I own my PC. The annoying thing is that I might have to pay a subscription for the gaming OS that I dual-boot to sometimes. Might just make me buy a console instead. OTOH, Sony already charges exorbitant subscription prices for the ability to play online.
If you are not talking about Steam, which comes with Proton out of the box, I'd recommend to give Legendary a try. It's basically the same thing, but with non-Steam games. And it's very user-friendly, like Steam.
Same. Since the Win 11 update on my work laptop I got so fed up with the OS, that I installed Linux on both of my desktop PC and my wifes laptop. Zero regrets, no more MS bullshit on my personal stuff.
So umm... Could you technically pirate these updates? Someone could just nab the installer files and share them publicly. I find it hard to imagine that Microsoft built countermeasures for OS update-piracy.

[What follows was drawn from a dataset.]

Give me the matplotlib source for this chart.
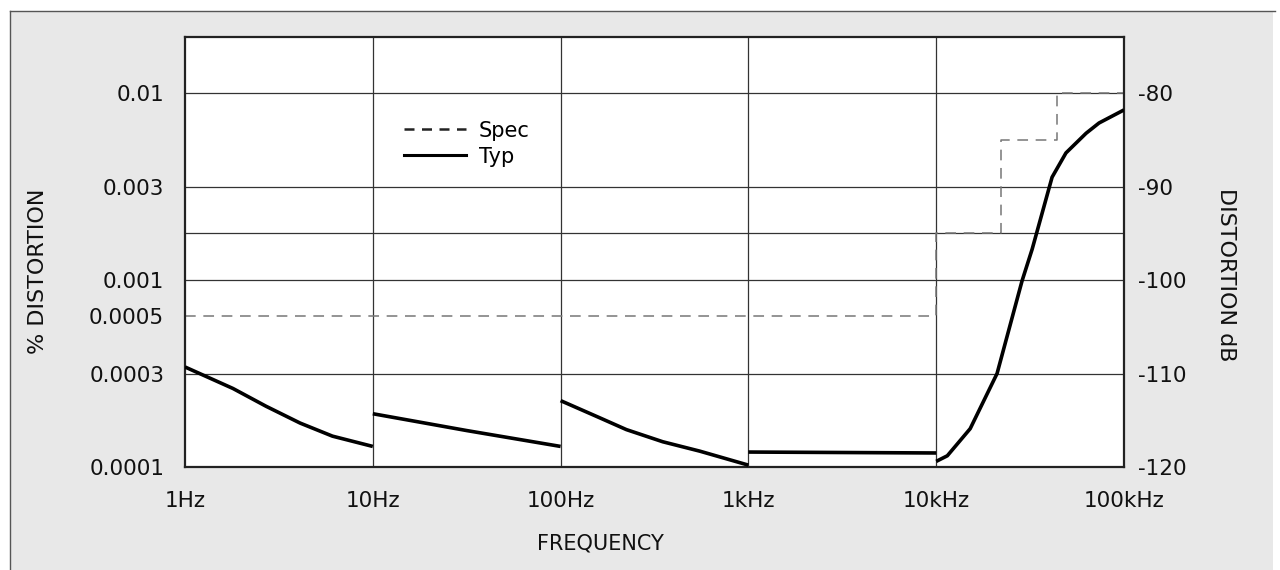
import matplotlib
matplotlib.use('Agg')
import matplotlib.pyplot as plt
from matplotlib.lines import Line2D
from matplotlib.patches import Rectangle

plt.rcParams['font.family'] = ['DejaVu Sans']

# typical distortion, one segment per decade (Hz, dB)
seg1_f = [1, 1.8, 2.7, 4.1, 6.1, 10]
seg1_db = [-109.3, -111.6, -113.5, -115.3, -116.7, -117.8]
seg2_f = [10, 31.6, 100]
seg2_db = [-114.3, -116.1, -117.8]
seg3_f = [100, 160, 224, 350, 550, 1000]
seg3_db = [-112.9, -114.7, -116.0, -117.3, -118.3, -119.8]
seg4_f = [1000, 10000]
seg4_db = [-118.4, -118.5]
seg5_f = [10000, 11460, 15170, 21090, 28640, 32430, 41400, 49090, 62810, 73620, 100000]
seg5_db = [-119.4, -118.8, -115.9, -110.0, -100.1, -96.7, -89.0, -86.4, -84.3, -83.2, -81.8]
typ_segments = [(seg1_f, seg1_db), (seg2_f, seg2_db), (seg3_f, seg3_db),
                (seg4_f, seg4_db), (seg5_f, seg5_db)]

# spec limit (steps)
spec_f = [1, 10000, 22000, 44000, 100000]
spec_db = [-103.8, -95, -85, -80, -80]

freq_ticks = [1, 10, 100, 1000, 10000, 100000]
freq_labels = ['1Hz', '10Hz', '100Hz', '1kHz', '10kHz', '100kHz']
pct_ticks_db = [-80, -90, -100, -103.8, -110, -120]
pct_labels = ['0.01', '0.003', '0.001', '0.0005', '0.0003', '0.0001']
db_ticks = [-80, -90, -100, -110, -120]
db_labels = ['-80', '-90', '-100', '-110', '-120']
grid_db = [-80, -90, -95, -100, -110]

W, H = 1280, 570
fig = plt.figure(figsize=(W / 100, H / 100), dpi=100)
fig.patch.set_facecolor('white')

# gray card background with top/left border
fig.patches.append(Rectangle((10 / W, 0), 1263 / W, 1 - 11 / H, transform=fig.transFigure,
                             facecolor='#e8e8e8', edgecolor='none', zorder=-10))
fig.lines.append(Line2D([10 / W, 1275 / W], [1 - 11 / H, 1 - 11 / H], transform=fig.transFigure,
                        color='#555555', lw=1))
fig.lines.append(Line2D([10 / W, 10 / W], [0, 1 - 11 / H], transform=fig.transFigure,
                        color='#555555', lw=1))

ax = fig.add_axes([185 / W, 1 - 467 / H, 939 / W, 430 / H])
ax.set_facecolor('white')
ax.set_xscale('log')
ax.set_xlim(1, 100000)
ax.set_ylim(-120, -74)

for y in grid_db:
    ax.axhline(y, color='#333333', lw=0.9, zorder=1)
for x in freq_ticks[1:-1]:
    ax.axvline(x, color='#333333', lw=0.9, zorder=1)

ax.plot(spec_f, spec_db, drawstyle='steps-post', color='#777777', lw=1.1,
        dashes=(7, 5), zorder=2)
for f, d in typ_segments:
    ax.plot(f, d, color='black', lw=2.6, solid_capstyle='butt', zorder=3)

ax.set_xticks(freq_ticks)
ax.set_xticklabels(freq_labels)
ax.minorticks_off()
ax.set_yticks(pct_ticks_db)
ax.set_yticklabels(pct_labels)
ax.tick_params(length=0, labelsize=15.5, colors='#111111')
ax.tick_params(axis='x', pad=17)
ax.tick_params(axis='y', pad=15)
for s in ax.spines.values():
    s.set_linewidth(1.6)
    s.set_color('#222222')

ax2 = ax.twinx()
ax2.set_ylim(ax.get_ylim())
ax2.set_yticks(db_ticks)
ax2.set_yticklabels(db_labels)
ax2.tick_params(length=0, labelsize=15.5, colors='#111111', pad=10)
for s in ax2.spines.values():
    s.set_visible(False)

handles = [Line2D([], [], color='#222222', lw=1.8, dashes=(4, 3)),
           Line2D([], [], color='black', lw=2.2)]
ax.legend(handles, ['Spec', 'Typ'], loc='upper left', bbox_to_anchor=(0.222, 0.83),
          frameon=False, fontsize=15, handlelength=3.0, handletextpad=0.6,
          labelspacing=0.3, borderpad=0)

fig.text(38 / W, 1 - 271 / H, '% DISTORTION', rotation=90, ha='center', va='center',
         fontsize=16, color='#111111')
fig.text(1226 / W, 1 - 275 / H, 'DISTORTION dB', rotation=-90, ha='center', va='center',
         fontsize=16, color='#111111')
fig.text(600 / W, 1 - 543 / H, 'FREQUENCY', ha='center', va='center',
         fontsize=15, color='#111111')

fig.savefig('out.png', dpi=100)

People will probably just post a Powershell script on Github to make it update directly from the official servers without paying the extra fee. It's funny how the most popular activation scripts are on Github, even though Microsoft owns Github and could easily just delete them.
That's what some third parties do for ancient OSes that can no longer use Windows Update but where people want to at least have the last patches made for it, like when people make retro machines. There's an installer package out there that will apply every Windows 98 update ever released in one go. Same for XP I think.